Backpage.com founders James Larkin and Michael Lacey claim the charges against them for operating an adult-sex site were politically motivated. “This is the biggest speech battle in America right now,” said Lacey in an interview with Reason.
Backpage.com founders James Larkin and Michael Lacey claim they are the victims of politicians and describe the case against them for operating their site, which has been called a market for illicit prostitution, as an attack on free speech.
They singled out Sen. John McCain (R-AZ) and his wife Cindy as the leaders of a vendetta against them.
“Part of the reason this has really worked is because you have Cindy and John McCain involved in this,” Larkin said in a lengthy interview with Reason.“And they see an opportunity to even a score. We think there’s no question that this is partly their doing.”
A federal grand jury in Arizona indicted Lacey, 69, and Larkin, 68, along with five others, on charges including facilitating prostitution and money laundering in April. Both men are confined by court order to Maricopa, AZ., and are being monitored by electronic homing devices. A trial is scheduled in 2020.
In the interview, Larkin insisted: “We’ve never, ever broken the law. Never have, never wanted to. This isn’t really—I know this is probably heresy—this isn’t about sex work to me. This is about speech.”
“This is the biggest (free) speech battle in America right now,” added Lacey. “The First Amendment isn’t about protecting the rights of the McLaughlin Group to speak their mind on television.
“This is specifically what the fuck it’s about. Unpopular speech. Dangerous speech. Speech that threatens the norm. Not only do we have that right, our readers have that right. The [Backpage] posters have that right.
“We spent 40 years doing journalism, groundbreaking journalism, and they want to take all that away,” he said, claiming it was because “they don’t like who exercised their constitutional rights to use our advertising platform. And that has no goddamn bearing. The law doesn’t say, ‘You get to pick and choose who exercises their constitutional rights by whether or not you like their lifestyle.’ It’s just incredible.”
Thee two men talked to Reason about their history as free press warriors who began taking swings at politicians in the early 1970s, starting with their anti-war newspaper Phoenix New Times.
The paper refused to endorse candidates, and “didn’t line up with the establishments in any city that we were involved in,” Larkin told Reason. “And that’s come back to haunt us.”
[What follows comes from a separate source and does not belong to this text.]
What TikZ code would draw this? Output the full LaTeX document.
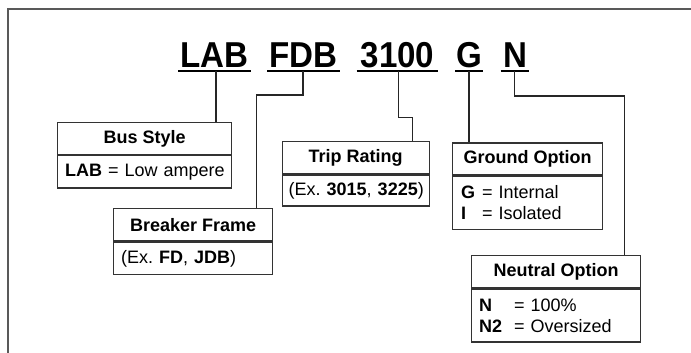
\documentclass[tikz,border=0pt]{standalone}
\usepackage{fontspec}
\setmainfont{Liberation Sans}
\newfontfamily\hdrfont[FakeStretch=0.92]{Liberation Sans}
\frenchspacing
\begin{document}
\begin{tikzpicture}[x=1pt,y=-1pt,
  frameline/.style={draw=black!65, line width=2pt},
  hdr/.style={font=\hdrfont\bfseries\fontsize{36}{36}\selectfont, inner sep=0pt, anchor=base},
  uline/.style={line width=1.6pt, draw=black},
  conn/.style={draw=black!85, line width=1.3pt},
  ttl/.style={draw=black!80, line width=1.4pt, inner sep=0pt, anchor=north west,
    font=\bfseries\fontsize{18}{21}\selectfont},
  bdy/.style={draw=black!80, line width=1.4pt, inner ysep=0pt, inner xsep=7.5pt,
    anchor=north west, align=left, font=\fontsize{18}{21}\selectfont}
]
\useasboundingbox (0,0) rectangle (691,353);
\draw[frameline] (691,9) -| (7.7,353);

% header codes
\node[hdr] (hLAB) at (214.5,67.5) {LAB};
\node[hdr] (hFDB) at (303.7,67.5) {FDB};
\node[hdr] (h3100) at (397.5,67.5) {3100};
\node[hdr] (hG) at (469,67.5) {G};
\node[hdr] (hN) at (515,67.5) {N};

\coordinate (uLABa) at (178.3,71); \coordinate (uLABb) at (250.7,71);
\coordinate (uFDBa) at (267.3,71); \coordinate (uFDBb) at (340,71);
\coordinate (u3100a) at (356.7,71); \coordinate (u3100b) at (438.3,71);
\coordinate (uGa) at (455,71); \coordinate (uGb) at (483.3,71);
\coordinate (uNa) at (500.7,71); \coordinate (uNb) at (529.3,71);
\draw[uline] (uLABa) -- (uLABb);
\draw[uline] (uFDBa) -- (uFDBb);
\draw[uline] (u3100a) -- (u3100b);
\draw[uline] (uGa) -- (uGb);
\draw[uline] (uNa) -- (uNb);

\coordinate (cLAB) at (216,71);
\coordinate (cFDB) at (303,71);
\coordinate (c3100) at (398.3,71);
\coordinate (cG) at (469,71);
\coordinate (cN) at (514.3,71);
\coordinate (kFDB) at (256.5,95);
\coordinate (k3100) at (412.3,117.3);
\coordinate (kN) at (624.3,96);

% boxes
\node[ttl, minimum width=174pt, minimum height=31.5pt] (bus) at (57,122) {Bus Style};
\node[bdy, text width=159pt, minimum height=32.5pt] (busB) at (bus.south west) {\mbox{\textbf{LAB} = Low ampere}};

\node[ttl, minimum width=159pt, minimum height=32pt] (brk) at (113,208) {Breaker Frame};
\node[bdy, text width=144pt, minimum height=32.5pt] (brkB) at (brk.south west) {\mbox{(Ex. \textbf{FD}, \textbf{JDB})}};

\node[ttl, minimum width=147pt, minimum height=32pt] (trip) at (281.5,141) {Trip Rating};
\node[bdy, inner xsep=6.5pt, text width=134pt, minimum height=31pt] (tripB) at (trip.south west) {\mbox{(Ex. \textbf{3015}, \textbf{3225})}};

\node[ttl, minimum width=150pt, minimum height=31.7pt] (gnd) at (452,142.3) {Ground Option};
\node[bdy, inner xsep=8.5pt, text width=133pt, minimum height=53.3pt] (gndB) at (gnd.south west)
  {\mbox{\makebox[21pt][l]{\textbf{G}}= Internal}\\\mbox{\makebox[21pt][l]{\textbf{I}}= Isolated}};

\node[ttl, minimum width=169.3pt, minimum height=31.7pt] (neu) at (470.7,255) {Neutral Option};
\node[bdy, inner xsep=7.6pt, text width=154.1pt, minimum height=53.3pt] (neuB) at (neu.south west)
  {\mbox{\makebox[35pt][l]{\textbf{N}}= 100\%}\\\mbox{\makebox[35pt][l]{\textbf{N2}}= Oversized}};

% connectors
\draw[conn] (cLAB) -- (bus.north -| cLAB);
\draw[conn] (cFDB) |- (kFDB) -- (brk.north -| kFDB);
\draw[conn] (c3100) |- (k3100) -- (trip.north -| k3100);
\draw[conn] (cG) -- (gnd.north -| cG);
\draw[conn] (cN) |- (kN) -- (neu.north -| kN);
\end{tikzpicture}
\end{document}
The New Times took “ample swipes” at Sheriff Joe Arpaio for violating the constitutional rights of prisoners, as well as then-Arizona States Attorney Janet Nepolitano, who scuttled a federal lawsuit against Arpaio for excessive brutality and ignoring inmate medical needs, reports Reason. The New Times also published stories about the McCains’ involvement with white-collar fraudster Charles Keating, outed Cindy as an opioid addict, and reported on her father’s connections to mobsters..
Larkin and Lacey are now confined by ankle bracelet to Maricopa County, AZ, by court order. The FBI’s seizure of Backpage.com in April followed a years-long battle with political and legal heavyweights, including the National Association of Attorneys General, Senator Kamala Harris, John and Cindy McCain, and immigration hardliner Joe Arpaio.
See also: Why Cracking Down on Sex Sites Won’t Stop Traffickers
In the interview, Larkin described the early legal battles that cemented the pair’s “stubborn approach to bureaucrats telling us ‘you can’t do that’ or ‘we’re not going to allow you to do that.”
In 1971, the New Times faced misdemeanor charges after publishing information on out-of-state abortion services at a time when it was illegal to get an abortion in Arizona. They won a Supreme Court appeal; the decision also found the state’s abortion statutes unconstitutional, reports Reason. The following year, the New Times won a censorship suit against the University of Arizona for restricting the dissemination of the paper.
“We knew what our rights were to distribute opinion and news,” Larkin told Reason.
When the pair created Backpages.com in 2004, Larkin saw it as a continuation of the kind of classified advertising the company had run since its early days. “We’ve had adult advertising from 1970,” he told Reason.
Backpage cooperated with law enforcement sources to help find missing persons and build cases against dangerous predators. By 2011, staff members were replying to around 100 records subpeonas a month, according to the magazine.
“[Backpage has] been cooperative with anti-trafficking efforts,” Kimberly Mehlman-Orozco, a criminologist and victim advocate, told The Crime Report. “They responded to subpoenas and facilitated investigations. There is no empirical evidence or criminological theory to suggest that Backpage facilitated prostitution, much less sex trafficking.”